Pour qui a vu Le plein pays d’Antoine Boutet, Jean-Marie Massou n’est pas tout à fait un inconnu.
En d’autres temps, on se serait contenté d’en faire le fou du village, un personnage pittoresque et plus ou moins fréquentable comme il en existe un peu partout. L’intérêt pour l’art brut aidant, il a cependant pris rang parmi ces « inspirés du bord des routes » (pour reprendre le titre du livre fondateur de Verroust et Lacarrière) qui, suivant l’exemple du facteur Cheval ou de Picassiette, laissent libre cours à leur créativité en peuplant leur jardin de sculptures enchanteresses et colorées. Massou, toutefois, est différent : chez lui, peu de choses à voir en surface, tout se passe en sous-sol. Car le bonhomme est avant tout une sorte de mineur ou plutôt, comme il le dit lui-même, de « désobstructeur ». Véritable taupe humaine, il aura passé la majeure partie de sa vie à truffer les alentours de sa bicoque lotoise de dizaines de puits, de tunnels et de galeries parfois impressionnants, dégageant presque à mains nues des pierres énormes, à la recherche d’une hypothétique cité extraterrestre qu’il pressentait sous chaque caillou.

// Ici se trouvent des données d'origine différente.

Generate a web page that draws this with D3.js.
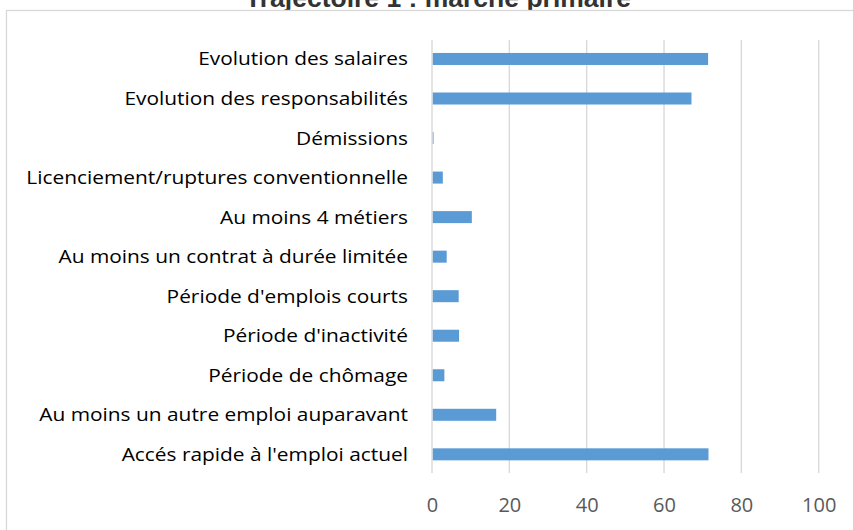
<!DOCTYPE html>
<html>
<head>
<meta charset="utf-8">
<script src="https://cdn.jsdelivr.net/npm/d3@7"></script>
<style>
  html, body { margin: 0; padding: 0; background: #fff; }
  svg { display: block; }
</style>
</head>
<body>
<svg id="chart" width="853" height="530"></svg>
<script>
// Indicators, listed from top to bottom
const categories = [
  "Evolution des salaires",
  "Evolution des responsabilités",
  "Démissions",
  "Licenciement/ruptures conventionnelle",
  "Au moins 4 métiers",
  "Au moins un contrat à durée limitée",
  "Période d'emplois courts",
  "Période d'inactivité",
  "Période de chômage",
  "Au moins un autre emploi auparavant",
  "Accés rapide à l'emploi actuel"
];
// Share (%) per indicator
const values = [71.4, 67.1, 0.4, 2.8, 10.3, 3.8, 6.9, 7.0, 3.2, 16.6, 71.5];
const tickValues = [0, 20, 40, 60, 80, 100];
const title = "Trajectoire 1 : marché primaire";

const svg = d3.select("#chart");
const labelFont = "'Open Sans', sans-serif";

// title (sits above the chart frame)
svg.append("text")
  .attr("x", 438).attr("y", 6.5)
  .attr("text-anchor", "middle")
  .attr("font-family", "'Liberation Sans', Arial, sans-serif")
  .attr("font-weight", "bold")
  .attr("font-size", 26.5)
  .attr("fill", "#333")
  .text(title);

// chart frame
svg.append("rect")
  .attr("x", 6.5).attr("y", 10.5)
  .attr("width", 860).attr("height", 540)
  .attr("fill", "#fff")
  .attr("stroke", "#d9d9d9").attr("stroke-width", 1.3);

const x = d3.scaleLinear().domain([0, 100]).range([432, 818.7]);
const y = d3.scaleBand().domain(categories)
  .range([39.2, 474.1])
  .paddingInner(0.696).paddingOuter(0.348);

// vertical gridlines
svg.append("g").selectAll("line")
  .data(tickValues).join("line")
  .attr("x1", d => x(d)).attr("x2", d => x(d))
  .attr("y1", 40).attr("y2", 473)
  .attr("stroke", "#d9d9d9").attr("stroke-width", 1.4);

// bars
svg.append("g").selectAll("rect")
  .data(values).join("rect")
  .attr("x", x(0) + 0.8)
  .attr("y", (d, i) => y(categories[i]))
  .attr("width", d => Math.max(0, x(d) - x(0) - 0.8))
  .attr("height", y.bandwidth())
  .attr("fill", "#5b9bd5");

// category labels, set in a slightly widened face
const yAxis = d3.axisLeft(y).tickSize(0).tickPadding(0);
const yg = svg.append("g").attr("transform", "translate(408,0)").call(yAxis);
yg.select(".domain").remove();
yg.selectAll("text")
  .attr("font-family", labelFont)
  .attr("font-size", 18)
  .attr("fill", "#000")
  .attr("dy", "0.36em")
  .attr("transform", "scale(1.16,1)");

// value axis labels
const xAxis = d3.axisBottom(x).tickValues(tickValues).tickSize(0).tickPadding(0);
const xg = svg.append("g").attr("transform", "translate(0,496)").call(xAxis);
xg.select(".domain").remove();
xg.selectAll("text")
  .attr("font-family", labelFont)
  .attr("font-size", 20)
  .attr("fill", "#595959")
  .attr("dy", "0.78em");
</script>
</body>
</html>
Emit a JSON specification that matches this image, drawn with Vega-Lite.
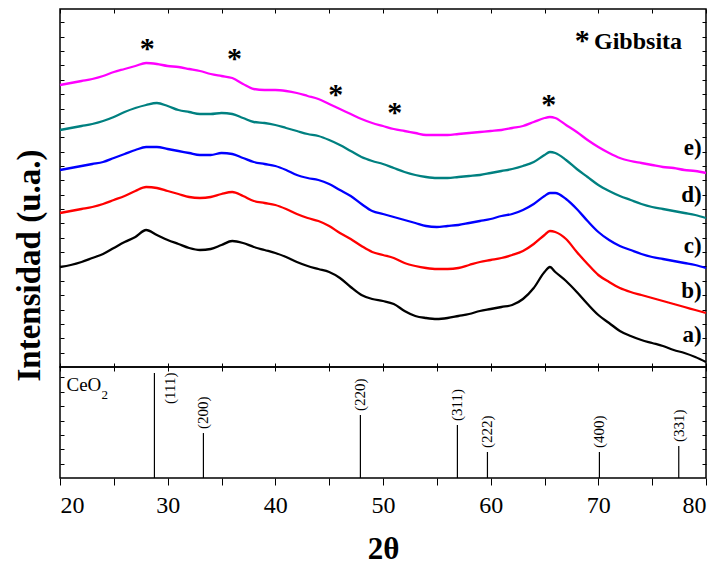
{
  "$schema": "https://vega.github.io/schema/vega-lite/v6.json",
  "background": "white",
  "padding": {"left": 12, "top": 7, "right": 8, "bottom": 4},
  "spacing": 0,
  "bounds": "flush",
  "config": {
    "view": {"stroke": "black", "strokeWidth": 1.5},
    "axis": {"grid": false, "domain": false, "labels": false, "tickColor": "black", "tickWidth": 1, "tickSize": -4, "labelFont": "Liberation Serif", "titleFont": "Liberation Serif", "labelColor": "black", "titleColor": "black"},
    "text": {"font": "Liberation Serif", "color": "black"}
  },
  "datasets": {
    "xrd": [
      {"t":20,"a":100,"b":154,"c":197,"d":237,"e":282},
      {"t":21,"a":102,"b":156,"c":199,"d":239,"e":284},
      {"t":22,"a":105,"b":158,"c":201,"d":241,"e":286},
      {"t":23,"a":109,"b":160,"c":203,"d":243,"e":288},
      {"t":24,"a":113,"b":163,"c":205,"d":246,"e":291},
      {"t":25,"a":119,"b":167,"c":209,"d":250,"e":295},
      {"t":26,"a":125,"b":171,"c":213,"d":255,"e":298},
      {"t":27,"a":130,"b":176,"c":217,"d":259,"e":301},
      {"t":28,"a":137,"b":180,"c":220,"d":262,"e":304},
      {"t":29,"a":132,"b":179,"c":220,"d":264,"e":303},
      {"t":30,"a":127,"b":176,"c":218,"d":261,"e":301},
      {"t":31,"a":123,"b":173,"c":216,"d":257,"e":300},
      {"t":32,"a":119,"b":170,"c":214,"d":255,"e":298},
      {"t":33,"a":117,"b":169,"c":212,"d":253,"e":296},
      {"t":34,"a":118,"b":170,"c":212,"d":253,"e":293},
      {"t":35,"a":122,"b":173,"c":214,"d":254,"e":291},
      {"t":36,"a":126,"b":175,"c":213,"d":253,"e":289},
      {"t":37,"a":124,"b":171,"c":209,"d":249,"e":283},
      {"t":38,"a":120,"b":166,"c":205,"d":245,"e":278},
      {"t":39,"a":117,"b":164,"c":203,"d":244,"e":277},
      {"t":40,"a":114,"b":162,"c":201,"d":242,"e":277},
      {"t":41,"a":110,"b":158,"c":197,"d":239,"e":276},
      {"t":42,"a":105,"b":153,"c":192,"d":236,"e":274},
      {"t":43,"a":101,"b":149,"c":189,"d":233,"e":271},
      {"t":44,"a":98,"b":146,"c":187,"d":231,"e":268},
      {"t":45,"a":95,"b":141,"c":183,"d":227,"e":263},
      {"t":46,"a":89,"b":134,"c":177,"d":222,"e":258},
      {"t":47,"a":80,"b":128,"c":171,"d":216,"e":253},
      {"t":48,"a":72,"b":121,"c":163,"d":210,"e":248},
      {"t":49,"a":68,"b":115,"c":156,"d":206,"e":244},
      {"t":50,"a":66,"b":112,"c":153,"d":203,"e":241},
      {"t":51,"a":63,"b":109,"c":150,"d":199,"e":238},
      {"t":52,"a":56,"b":104,"c":147,"d":195,"e":236},
      {"t":53,"a":51,"b":101,"c":144,"d":192,"e":234},
      {"t":54,"a":49,"b":99,"c":141,"d":190,"e":232},
      {"t":55,"a":48,"b":98,"c":140,"d":189,"e":232},
      {"t":56,"a":49,"b":98,"c":141,"d":189,"e":232},
      {"t":57,"a":51,"b":99,"c":142,"d":190,"e":233},
      {"t":58,"a":53,"b":102,"c":144,"d":191,"e":234},
      {"t":59,"a":56,"b":105,"c":146,"d":192,"e":235},
      {"t":60,"a":58,"b":107,"c":148,"d":194,"e":236},
      {"t":61,"a":60,"b":109,"c":151,"d":196,"e":237},
      {"t":62,"a":62,"b":112,"c":153,"d":198,"e":239},
      {"t":63,"a":68,"b":116,"c":157,"d":201,"e":241},
      {"t":64,"a":79,"b":123,"c":163,"d":205,"e":245},
      {"t":65,"a":95,"b":132,"c":171,"d":212,"e":249},
      {"t":65.5,"a":100,"b":136,"c":174,"d":215,"e":250},
      {"t":66,"a":95,"b":135,"c":174,"d":214,"e":249},
      {"t":67,"a":86,"b":128,"c":168,"d":207,"e":242},
      {"t":68,"a":75,"b":115,"c":158,"d":198,"e":235},
      {"t":69,"a":63,"b":103,"c":146,"d":190,"e":227},
      {"t":70,"a":52,"b":92,"c":135,"d":182,"e":220},
      {"t":71,"a":44,"b":85,"c":127,"d":176,"e":214},
      {"t":72,"a":36,"b":79,"c":121,"d":171,"e":209},
      {"t":73,"a":31,"b":75,"c":117,"d":167,"e":206},
      {"t":74,"a":27,"b":72,"c":113,"d":163,"e":204},
      {"t":75,"a":24,"b":69,"c":110,"d":160,"e":202},
      {"t":76,"a":21,"b":66,"c":108,"d":158,"e":200},
      {"t":77,"a":17,"b":63,"c":106,"d":156,"e":199},
      {"t":78,"a":14,"b":60,"c":104,"d":154,"e":197},
      {"t":79,"a":10,"b":57,"c":102,"d":152,"e":196},
      {"t":80,"a":5,"b":54,"c":99,"d":149,"e":194}
    ],
    "stars": [
      {"t":28.1,"v":322},
      {"t":36.2,"v":312},
      {"t":45.6,"v":276},
      {"t":51.1,"v":258},
      {"t":65.4,"v":266}
    ],
    "tags": [
      {"t":79.6,"v":32,"tag":"a)"},
      {"t":79.6,"v":76,"tag":"b)"},
      {"t":79.6,"v":121,"tag":"c)"},
      {"t":79.6,"v":172,"tag":"d)"},
      {"t":79.6,"v":219,"tag":"e)"}
    ],
    "ceo": [
      {"pos":28.77,"int":94.6,"hkl":"(111)"},
      {"pos":33.32,"int":40.5,"hkl":"(200)"},
      {"pos":47.9,"int":56.8,"hkl":"(220)"},
      {"pos":56.91,"int":47.7,"hkl":"(311)"},
      {"pos":59.7,"int":23.4,"hkl":"(222)"},
      {"pos":70.1,"int":23.4,"hkl":"(400)"},
      {"pos":77.47,"int":28.8,"hkl":"(331)"}
    ]
  },
  "vconcat": [
    {
      "width": 646,
      "height": 358,
      "layer": [
        {
          "data": {"name": "xrd"},
          "transform": [{"fold": ["a","b","c","d","e"], "as": ["serie","int"]}],
          "mark": {"type": "line", "strokeWidth": 2.3, "interpolate": "monotone"},
          "encoding": {
            "x": {"field": "t", "type": "quantitative", "scale": {"domain": [20,80], "nice": false, "zero": false},
                  "axis": {"orient": "bottom", "title": null, "values": [20,25,30,35,40,45,50,55,60,65,70,75,80]}},
            "y": {"field": "int", "type": "quantitative", "scale": {"domain": [0,358], "nice": false, "zero": false},
                  "axis": {"orient": "left",
                           "values": [14.36,28.72,43.08,57.44,71.8,86.16,100.52,114.88,129.24,143.6,157.96,172.32,186.68,201.04,215.4,229.76,244.12,258.48,272.84,287.2,301.56,315.92,330.28,344.64],
                           "title": "Intensidad (u.a.)", "titleFontSize": 33, "titleFontWeight": "bold", "titleAngle": 270, "titleBaseline": "middle", "titleAlign": "center", "titleX": -31, "titleY": 256}},
            "color": {"field": "serie", "type": "nominal", "scale": {"domain": ["a","b","c","d","e"], "range": ["#000000","#ff0000","#0000ff","#008080","#ff00ff"]}, "legend": null}
          }
        },
        {
          "data": {"name": "stars"},
          "mark": {"type": "text", "text": "*", "fontSize": 30, "fontWeight": "bold", "baseline": "middle", "dy": 4},
          "encoding": {
            "x": {"field": "t", "type": "quantitative", "axis": {"orient": "top", "title": null, "values": [20,25,30,35,40,45,50,55,60,65,70,75,80]}},
            "y": {"field": "v", "type": "quantitative", "axis": {"orient": "right", "title": null,
                           "values": [14.36,28.72,43.08,57.44,71.8,86.16,100.52,114.88,129.24,143.6,157.96,172.32,186.68,201.04,215.4,229.76,244.12,258.48,272.84,287.2,301.56,315.92,330.28,344.64]}}
          }
        },
        {
          "data": {"name": "tags"},
          "mark": {"type": "text", "fontSize": 23, "fontWeight": "bold", "align": "right", "baseline": "middle"},
          "encoding": {
            "x": {"field": "t", "type": "quantitative", "axis": null},
            "y": {"field": "v", "type": "quantitative", "axis": null},
            "text": {"field": "tag"}
          }
        },
        {
          "data": {"values": [{}]},
          "mark": {"type": "text", "text": "*", "fontSize": 30, "fontWeight": "bold", "baseline": "middle", "dy": 4},
          "encoding": {"x": {"datum": 68.5, "axis": null}, "y": {"datum": 330, "axis": null}}
        },
        {
          "data": {"values": [{}]},
          "mark": {"type": "text", "text": "Gibbsita", "fontSize": 24, "fontWeight": "bold", "align": "left", "baseline": "alphabetic"},
          "encoding": {"x": {"datum": 69.6, "axis": null}, "y": {"datum": 318, "axis": null}}
        }
      ]
    },
    {
      "width": 646,
      "height": 111,
      "layer": [
        {
          "data": {"name": "ceo"},
          "mark": {"type": "rule", "color": "black", "strokeWidth": 1.2},
          "encoding": {
            "x": {"field": "pos", "type": "quantitative", "scale": {"domain": [20,80], "nice": false, "zero": false},
                  "axis": {"orient": "bottom", "values": [20,25,30,35,40,45,50,55,60,65,70,75,80], "tickSize": 7, "labels": true,
                           "labelExpr": "datum.value % 10 === 0 ? datum.label : ''", "labelFontSize": 24, "labelPadding": 8,
                           "title": "2θ", "titleFontSize": 31, "titleFontWeight": "bold", "titlePadding": 17}},
            "y": {"field": "int", "type": "quantitative", "scale": {"domain": [0,100], "nice": false},
                  "axis": {"orient": "left", "title": null, "values": [12.94,25.88,38.82,51.76,64.7,77.64,90.58]}},
            "y2": {"datum": 0}
          }
        },
        {
          "data": {"name": "ceo"},
          "transform": [{"filter": "datum.int < 90"}],
          "mark": {"type": "text", "angle": 270, "align": "left", "baseline": "middle", "fontSize": 15, "dx": 4},
          "encoding": {
            "x": {"field": "pos", "type": "quantitative", "axis": {"orient": "top", "title": null, "values": [20,25,30,35,40,45,50,55,60,65,70,75,80]}},
            "y": {"field": "int", "type": "quantitative", "axis": {"orient": "right", "title": null, "values": [12.94,25.88,38.82,51.76,64.7,77.64,90.58]}},
            "text": {"field": "hkl"}
          }
        },
        {
          "data": {"name": "ceo"},
          "transform": [{"filter": "datum.int >= 90"}],
          "mark": {"type": "text", "angle": 270, "align": "left", "baseline": "middle", "fontSize": 15, "dx": -31, "dy": 16},
          "encoding": {
            "x": {"field": "pos", "type": "quantitative", "axis": null},
            "y": {"field": "int", "type": "quantitative", "axis": null},
            "text": {"field": "hkl"}
          }
        },
        {
          "data": {"values": [{}]},
          "mark": {"type": "text", "text": "CeO", "fontSize": 19, "align": "left", "baseline": "alphabetic"},
          "encoding": {"x": {"datum": 20.6, "axis": null}, "y": {"datum": 78.5, "axis": null}}
        },
        {
          "data": {"values": [{}]},
          "mark": {"type": "text", "text": "2", "fontSize": 13, "align": "left", "baseline": "alphabetic"},
          "encoding": {"x": {"datum": 23.85, "axis": null}, "y": {"datum": 71.5, "axis": null}}
        }
      ]
    }
  ]
}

Amateurs de grottes et d’art brut, Elsa Amsallem et Martin Mongin sont allés à sa rencontre et, rapidement fascinés, ils projettent de revenir pour tourner un film. L’affaire ayant rapidement tourné court, ce sera donc ce livre. Un livre qui, il faut en convenir, ne tient pas vraiment ses promesses. Ouvert sous les couleurs de l’épopée, il s’achève en queue de poisson, la mort de J.-M. Massou mettant d’ailleurs un terme définitif aux velléités d’auteurs dont l’enthousiasme peine à cacher l’amateurisme. En résumé, ces jeunes gens se la jouent un peu, quitte à prendre leurs désirs pour des réalités, quitte à «[nourrir] dangereusement le délire de Massou » (ce dont ils conviennent avec honnêteté). En définitive, leur livre en dit plus long sur eux, sur un certain désir de réenchanter le monde que sur Massou lui-même, dont le trip solitaire est somme toute assez glauque et dont on apprendra davantage avec la double page que lui consacre Bruno Montpied dans son fantastique Gazouillis des éléphants. Cette naïveté n’est pas sans fraîcheur et c’est pourquoi on leur pardonnera la forme un peu vaine et compassée que prend leur journal de vacances, entre recours à Aristote et rapport d’expériences, avec carte dépliante au crayon de couleur aquarellable. Il y a là quelque chose d’enfantin qui porte à l’indulgence, quelque chose également qui semble en dormance et ne demander qu’à surgir – un désir de fiction naguère mieux assumé par Martin Mongin dans un premier roman remarqué (Francis Rissin, Tusitala) et qui rappelle de loin les cultissimes Manuscrits d’Imago Sekoya. Quelque chose, en tout cas, qui ne fait bizarrement pas tout à fait regretter le temps perdu à lire ce petit bouquin ni fait ni à faire.